Planeta CarricanteOver the years of writing this blog, I’ve tasted a lot of unusual wines and spirits, but I can’t recall ever finding a wine made from a variety which does not appear in my 2006 edition of The Oxford Companion to Wine. If a grape isn’t listed in that weighty tome, it must be seriously obscure.

But I can’t really take the credit for “finding” this wine — it found me. A colleague was traveling through Sicily, and while drinking wine with the general manager of Rocco Forte’s Verdura Resort on the southern coast, she brought up my blog. The thoughtful manager gave her a special bottle of Sicilian wine to bring back for me to taste, which she packed in her bags and presented to me upon her return. I finally opened it over dinner last Sunday. It made me want to jump on a plane then and there to thank that hotel manager personally.

The 2010 Planeta Carricante blew me away, but what is it?
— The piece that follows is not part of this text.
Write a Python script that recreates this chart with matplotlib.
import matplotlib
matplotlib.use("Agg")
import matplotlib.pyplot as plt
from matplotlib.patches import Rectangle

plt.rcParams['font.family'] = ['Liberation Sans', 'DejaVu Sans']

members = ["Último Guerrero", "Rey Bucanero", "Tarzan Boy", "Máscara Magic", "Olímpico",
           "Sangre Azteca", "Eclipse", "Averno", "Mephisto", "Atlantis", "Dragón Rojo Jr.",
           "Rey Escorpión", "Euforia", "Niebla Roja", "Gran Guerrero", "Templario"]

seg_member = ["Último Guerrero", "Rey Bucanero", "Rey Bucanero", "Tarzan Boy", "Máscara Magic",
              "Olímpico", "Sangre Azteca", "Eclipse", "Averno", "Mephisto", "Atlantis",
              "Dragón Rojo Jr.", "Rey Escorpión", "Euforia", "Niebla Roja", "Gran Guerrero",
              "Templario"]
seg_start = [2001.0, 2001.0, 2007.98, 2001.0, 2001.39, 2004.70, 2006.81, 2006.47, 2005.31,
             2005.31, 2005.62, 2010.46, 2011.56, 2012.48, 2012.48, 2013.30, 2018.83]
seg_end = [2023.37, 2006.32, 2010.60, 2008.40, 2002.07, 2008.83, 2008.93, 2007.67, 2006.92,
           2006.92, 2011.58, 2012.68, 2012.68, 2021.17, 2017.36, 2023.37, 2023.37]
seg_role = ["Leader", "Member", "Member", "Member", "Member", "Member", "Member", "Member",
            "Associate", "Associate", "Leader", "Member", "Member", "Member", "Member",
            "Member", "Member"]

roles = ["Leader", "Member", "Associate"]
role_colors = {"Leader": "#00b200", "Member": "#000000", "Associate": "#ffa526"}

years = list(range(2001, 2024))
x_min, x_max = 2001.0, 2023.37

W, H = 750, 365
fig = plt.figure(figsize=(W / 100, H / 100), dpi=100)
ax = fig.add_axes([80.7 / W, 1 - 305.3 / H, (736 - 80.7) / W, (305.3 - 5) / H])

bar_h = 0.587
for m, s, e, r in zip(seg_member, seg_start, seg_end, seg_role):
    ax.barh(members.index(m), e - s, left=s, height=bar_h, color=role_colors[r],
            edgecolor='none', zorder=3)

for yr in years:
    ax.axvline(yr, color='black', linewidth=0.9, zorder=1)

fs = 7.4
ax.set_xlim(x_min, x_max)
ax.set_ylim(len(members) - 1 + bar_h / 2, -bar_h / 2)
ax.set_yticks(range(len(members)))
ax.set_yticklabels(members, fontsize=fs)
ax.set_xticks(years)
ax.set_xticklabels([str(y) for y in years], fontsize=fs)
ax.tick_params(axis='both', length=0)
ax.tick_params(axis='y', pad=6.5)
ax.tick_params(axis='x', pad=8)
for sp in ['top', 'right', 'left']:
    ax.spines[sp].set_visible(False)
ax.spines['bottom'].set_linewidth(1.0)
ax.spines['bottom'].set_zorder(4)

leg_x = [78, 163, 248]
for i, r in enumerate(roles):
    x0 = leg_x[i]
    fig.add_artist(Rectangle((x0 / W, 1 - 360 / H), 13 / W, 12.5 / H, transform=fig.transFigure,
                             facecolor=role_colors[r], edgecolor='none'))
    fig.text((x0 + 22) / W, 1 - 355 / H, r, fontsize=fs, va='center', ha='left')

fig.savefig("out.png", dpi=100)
I was at least familiar with its homeland of Sicily, an island celebrated for its wines since ancient times. But between 1960 and 1987, the Oxford Companion notes, misguided governmental subsidies encouraged producers to focus on quantity over quality, leading to overproduction and declining prices. Things began to turn around in the last 20 years thanks in no small part to the very winery responsible for this Carricante.
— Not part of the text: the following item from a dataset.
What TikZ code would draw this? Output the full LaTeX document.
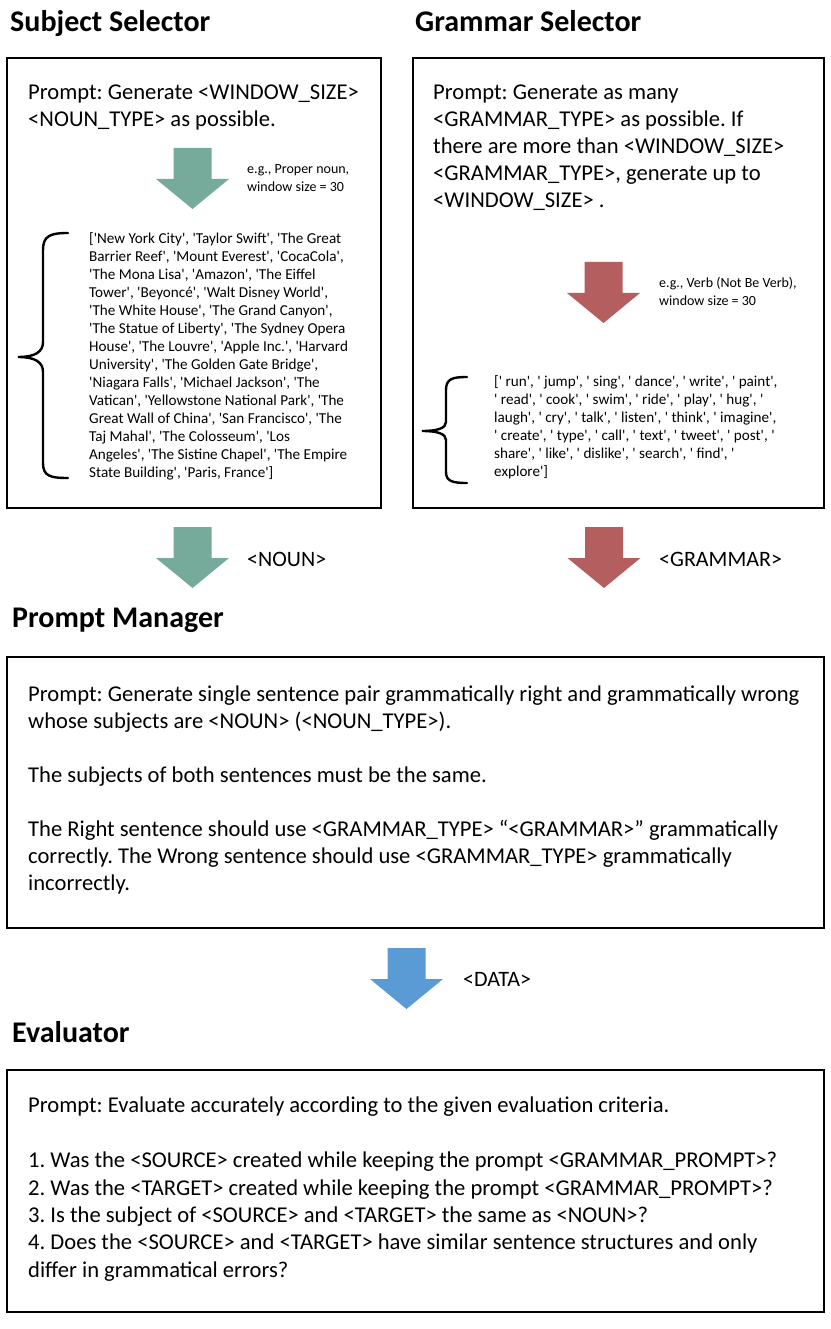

According to The Sotheby’s Wine Encyclopedia, after Planeta established its winery in 1995, “the wines started to attract attention and growing respect in the  early 2000s, and Planeta is now not only the island’s top producer, but also one of Italy’s greatest.” The World Atlas of Wine agrees with this history, noting that “The regional wine institute, under the direction of Diego Planeta and through the innovative and savvy Planeta family winery, has put modern Sicilian wine on the world map.” If anyone could make a good Carricante, then, it would surely be Planeta.
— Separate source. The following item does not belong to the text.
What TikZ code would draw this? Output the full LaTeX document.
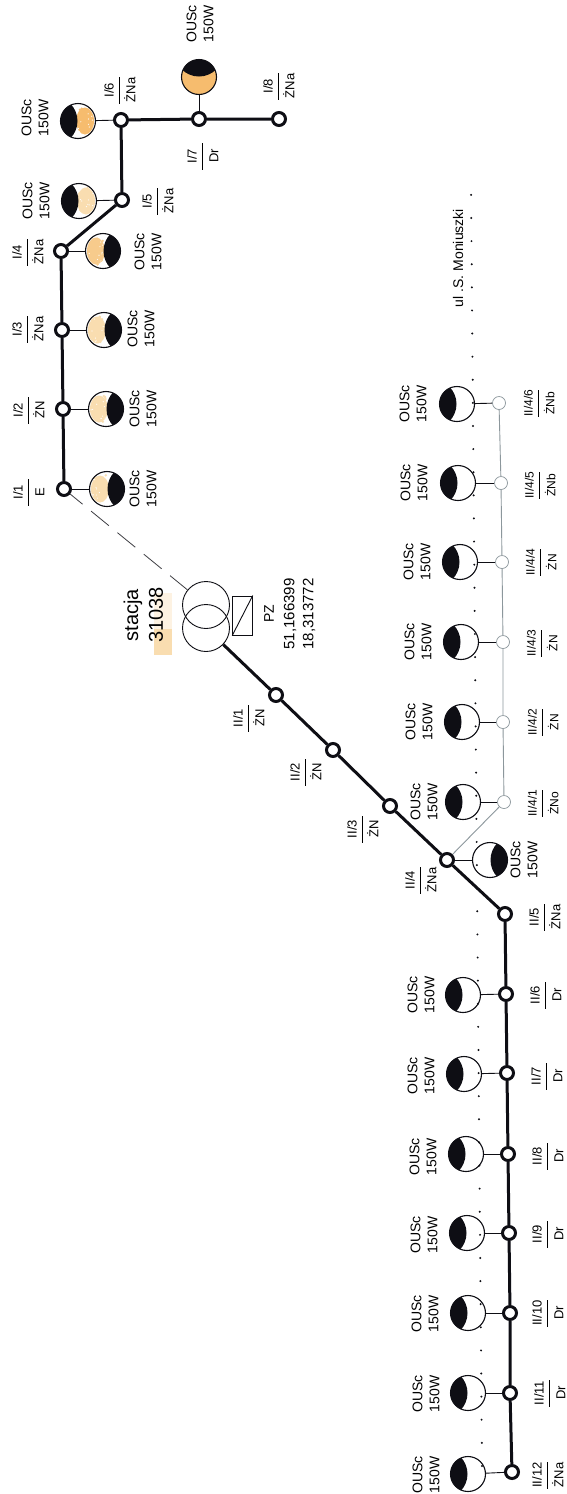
\documentclass[tikz,border=0pt]{standalone}
\usepackage{fontspec}
\setmainfont{Liberation Sans}
\definecolor{blk}{HTML}{0E0E14}
\definecolor{grayline}{HTML}{8C979C}
\definecolor{pale}{HTML}{F9DDB0}
\definecolor{mid}{HTML}{F7CB8C}
\definecolor{strong}{HTML}{F6BC6E}
\definecolor{hlite}{HTML}{FDF2E2}
\tikzset{
  ring/.style={circle,draw=blk,fill=white,line width=3pt,minimum size=13pt,inner sep=0pt},
  thinring/.style={circle,draw=grayline,fill=white,line width=.7pt,minimum size=13pt,inner sep=0pt},
  lampbase/.style={circle,draw=blk,fill=white,line width=1.1pt,minimum size=35pt,inner sep=0pt},
  stub/.style={draw=blk,line width=.9pt},
  mainline/.style={draw=blk,line width=3pt},
  branch/.style={draw=grayline,line width=.9pt},
  frac/.style={rotate=90,inner sep=0pt,font=\fontsize{13}{14}\selectfont},
  fracsmall/.style={frac,font=\fontsize{12}{14}\selectfont},
  lamptext/.style={rotate=90,inner sep=0pt,align=center,font=\fontsize{14}{17}\selectfont},
  xfmr/.style={circle,draw=blk,line width=.9pt,minimum size=47pt,inner sep=0pt},
}
\newcommand\lampnode[5]{%
  \node[lampbase,path picture={%
      \ifx#5n\else
        \fill[#5] ({-7*#4},0) ellipse (9pt and 13.5pt);
        \pgfmathsetseed{#2}
        \foreach \k in {1,...,14}{\fill[#5] ({-rnd*15*#4},{rnd*28-14}) circle (1.3pt);}
        \foreach \k in {1,...,9}{\fill[white] ({-rnd*15*#4},{rnd*24-12}) circle (.6pt);}
      \fi
      \fill[blk] ({25*#4},0) circle (24.5pt);
    }] (#1) at (#2,#3) {};}
\newcommand\fr[2]{\def\arraystretch{0}\setlength\arrayrulewidth{.9pt}\begin{tabular}{@{}c@{}}\makebox[27pt]{#1}\rule[-5pt]{0pt}{21pt}\\\hline\makebox[27pt]{#2}\rule[-5pt]{0pt}{21pt}\end{tabular}}
\newcommand\lbl[5]{\node[frac] (#1) at (#2,#3) {\fr{#4}{#5}};}
\newcommand\lbs[5]{\node[fracsmall] (#1) at (#2,#3) {\fr{#4}{#5}};}
\newcommand\ltx[3]{\node[lamptext] (#1) at (#2,#3) {OUSc\\150W};}
\begin{document}
\begin{tikzpicture}[x=1pt,y=-1pt]
\useasboundingbox (0,0) rectangle (567,1494);
\fill[white] (0,0) rectangle (567,1494);
% highlight behind station number
\node[fill=hlite,inner sep=0pt,minimum width=18pt,minimum height=62pt] (hl) at (162.5,624) {};
\node[fill=pale,inner sep=0pt,minimum width=18pt,minimum height=26pt] (hm) at (162.5,642) {};
% poles, line I
\node[ring] (I1) at (64,489) {};
\node[ring] (I2) at (63,409) {};
\node[ring] (I3) at (62,330) {};
\node[ring] (I4) at (61,251) {};
\node[ring] (I5) at (122,200) {};
\node[ring] (I6) at (121,120) {};
\node[ring] (I7) at (199,119) {};
\node[ring] (I8) at (279,119) {};
% poles, line II
\node[ring] (A1) at (276,695) {};
\node[ring] (A2) at (333,750) {};
\node[ring] (A3) at (390,806) {};
\node[ring] (A4) at (447,860) {};
\node[ring] (A5) at (505,914) {};
\node[ring] (A6) at (506,994) {};
\node[ring] (A7) at (507,1073) {};
\node[ring] (A8) at (508,1154) {};
\node[ring] (A9) at (509,1233) {};
\node[ring] (A10) at (510,1313) {};
\node[ring] (A11) at (510,1393) {};
\node[ring] (A12) at (512,1472) {};
% poles, branch II/4
\node[thinring] (B1) at (504,802) {};
\node[thinring] (B2) at (503,722) {};
\node[thinring] (B3) at (503,642) {};
\node[thinring] (B4) at (502,562) {};
\node[thinring] (B5) at (501,483) {};
\node[thinring] (B6) at (499,403) {};
% lamps, line I
\lampnode{LI1}{107}{489}{1}{pale}
\lampnode{LI2}{106}{409}{1}{pale}
\lampnode{LI3}{104}{330}{1}{pale}
\lampnode{LI4}{103}{251}{1}{mid}
\lampnode{LI5}{79}{201}{-1}{pale}
\lampnode{LI6}{78}{121}{-1}{strong}
\node[lampbase,fill=strong,path picture={\fill[blk] (0,-25) circle (24.5pt);}] (LI7) at (199,77) {};
% lamps, line II
\lampnode{LA4}{490}{860}{1}{n}
\lampnode{LA6}{463}{995}{-1}{n}
\lampnode{LA7}{464}{1074}{-1}{n}
\lampnode{LA8}{466}{1154}{-1}{n}
\lampnode{LA9}{467}{1233}{-1}{n}
\lampnode{LA10}{468}{1313}{-1}{n}
\lampnode{LA11}{468}{1393}{-1}{n}
\lampnode{LA12}{468}{1474}{-1}{n}
% lamps, branch
\lampnode{LB1}{463}{802}{-1}{n}
\lampnode{LB2}{462}{722}{-1}{n}
\lampnode{LB3}{461}{642}{-1}{n}
\lampnode{LB4}{460}{562}{-1}{n}
\lampnode{LB5}{458}{483}{-1}{n}
\lampnode{LB6}{457}{404}{-1}{n}
% stubs
\foreach \a/\b in {LI1/I1,LI2/I2,LI3/I3,LI4/I4,LI5/I5,LI6/I6,LI7/I7,LA4/A4,LA6/A6,LA7/A7,LA8/A8,LA9/A9,LA10/A10,LA11/A11,LA12/A12,LB1/B1,LB2/B2,LB3/B3,LB4/B4,LB5/B5,LB6/B6}
  \draw[stub] (\a) -- (\b);
% transformer
\node[xfmr] (T1) at (206,605) {};
\node[xfmr] (T2) at (206,628) {};
\node[draw=blk,line width=.9pt,minimum width=19.5pt,minimum height=39pt,inner sep=0pt] (PZbox) at (242.5,615.5) {};
\draw[blk,line width=.9pt] (PZbox.north east) -- (PZbox.south west);
% lines
\draw[mainline] (I8) -- (I7) -- (I6) -- (I5) -- (I4) -- (I3) -- (I2) -- (I1);
\draw[mainline] (T2) -- (A1) -- (A2) -- (A3) -- (A4) -- (A5) -- (A6) -- (A7) -- (A8) -- (A9) -- (A10) -- (A11) -- (A12);
\draw[branch] (A4) -- (B1) -- (B2) -- (B3) -- (B4) -- (B5) -- (B6);
\draw[blk!80,line width=.8pt,dash pattern=on 23pt off 11pt,dash phase=7pt] (I1) -- (T1);
% row of dots
\foreach \n in {-1,0,...,54}{
  \pgfmathsetmacro\dy{218+23.11*\n}
  \pgfmathsetmacro\dx{471+(\dy-185)*11/1281}
  \fill[blk] (\dx,\dy) circle (1.1pt);
}
% fraction labels
\lbl{tI1}{28}{492}{I/1}{E}
\lbl{tI2}{28}{410}{I/2}{ŻN}
\lbl{tI3}{27}{329}{I/3}{ŻNa}
\lbl{tI4}{27}{252}{I/4}{ŻNa}
\lbl{tI5}{157}{201}{I/5}{ŻNa}
\lbl{tI6}{119}{90}{I/6}{ŻNa}
\lbl{tI7}{202}{156}{I/7}{Dr}
\lbl{tI8}{278}{86}{I/8}{ŻNa}
\lbl{tA1}{248}{718}{II/1}{ŻN}
\lbl{tA2}{305}{772}{II/2}{ŻN}
\lbl{tA3}{362}{829}{II/3}{ŻN}
\lbl{tA4}{420}{880}{II/4}{ŻNa}
\lbl{tA5}{544}{917}{II/5}{ŻNa}
\lbl{tA6}{545}{995}{II/6}{Dr}
\lbl{tA7}{546}{1076}{II/7}{Dr}
\lbl{tA8}{547}{1156}{II/8}{Dr}
\lbl{tA9}{547}{1234}{II/9}{Dr}
\lbl{tA10}{547}{1313}{II/10}{Dr}
\lbl{tA11}{549}{1393}{II/11}{Dr}
\lbl{tA12}{547}{1475}{II/12}{ŻNa}
\lbs{tB1}{542}{803}{II/4/1}{ŻNo}
\lbs{tB2}{542}{722}{II/4/2}{ŻN}
\lbs{tB3}{541}{643}{II/4/3}{ŻN}
\lbs{tB4}{540}{562}{II/4/4}{ŻN}
\lbs{tB5}{539}{485}{II/4/5}{ŻNb}
\lbs{tB6}{538}{403}{II/4/6}{ŻNb}
% lamp labels
\ltx{xI1}{143}{489}
\ltx{xI2}{143}{409}
\ltx{xI3}{141}{329}
\ltx{xI4}{148}{252}
\ltx{xI5}{36}{201}
\ltx{xI6}{35}{118}
\ltx{xI7}{200}{24}
\ltx{xA4}{524}{860}
\ltx{xA6}{421}{995}
\ltx{xA7}{421}{1076}
\ltx{xA8}{423}{1157}
\ltx{xA9}{424}{1235}
\ltx{xA10}{425}{1314}
\ltx{xA11}{426}{1394}
\ltx{xA12}{426}{1475}
\ltx{xB1}{424}{802}
\ltx{xB2}{419}{722}
\ltx{xB3}{418}{642}
\ltx{xB4}{417}{562}
\ltx{xB5}{414}{483}
\ltx{xB6}{413}{404}
% station text
\node[rotate=90,inner sep=0pt,font=\fontsize{20}{24}\selectfont] (st) at (133,615) {stacja};
\node[rotate=90,inner sep=0pt,font=\fontsize{20}{24}\selectfont] (num) at (156,615) {31038};
\node[rotate=90,inner sep=0pt,font=\fontsize{14}{17}\selectfont] (pz) at (269,614) {PZ};
\node[rotate=90,inner sep=0pt,font=\fontsize{15}{18}\selectfont] (g1) at (290,614) {51,166399};
\node[rotate=90,inner sep=0pt,font=\fontsize{15}{18}\selectfont] (g2) at (309,614) {18,313772};
\node[rotate=90,inner sep=0pt,font=\fontsize{14}{17}\selectfont] (ul) at (458,258) {ul .S. Moniuszki};
\end{tikzpicture}
\end{document}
But what is Carricante, this mysterious variety absent from the Oxford Companion? The World Atlas of Wine at least mentions Carricante, calling it Sicily’s “tartest” variety and noting its capability to “age gracefully for up to 10 years.” The Wine Searcher website delves further, noting that this grape is “thought to have been growing on the volcanic slopes of Mt. Etna for at least a thousand years,” going on to describe the growing conditions and vinification techniques ideal for this “ancient” variety. Wine Searcher also warns us not to mistake Carricante for its common blending partner Catarratto, “a variety for which (somewhat confusingly) Carricante is often confused.”

If you can make it past this confusing confusion, I highly recommend seeking out a bottle of the Planeta Carricante (the 2010 was 100% Carricante, but the current vintage contains 5% Riesling). Its wonderfully seductive aroma had notes of honey, cedar and lily of the valley, one of my favorite flowers (a little like jasmine). A fellow taster remarked that “It smells like the best Kasugai gummy ever created.” I loved the lush fruit, flinty minerals and the focused, almost incense-like spice that just kept going and going. Paired with some pasta with orange cherry tomatoes, fresh fava beans, onions, olive oil, garlic and ground pork, the wine’s acids became even juicier and zestier.

It was rich, complex, balanced and elegant, but even more impressive, the wine took me right back to Sicily. I could imagine myself at some trattoria in Taormina, sipping a glass at an outdoor table while I took in the view of Mt. Etna and the sea, a little incense wafting out of a nearby church. This was a wine truly expressive of its terroir.

The Planeta Carricante might be hard to come by, but it’s certainly not unlikely that you’ll run into another wine by Planeta. If this Carricante is any indication, it’s a winery worth remembering.

Note: This wine was provided free of charge by Rocco Forte’s Verdura Resort.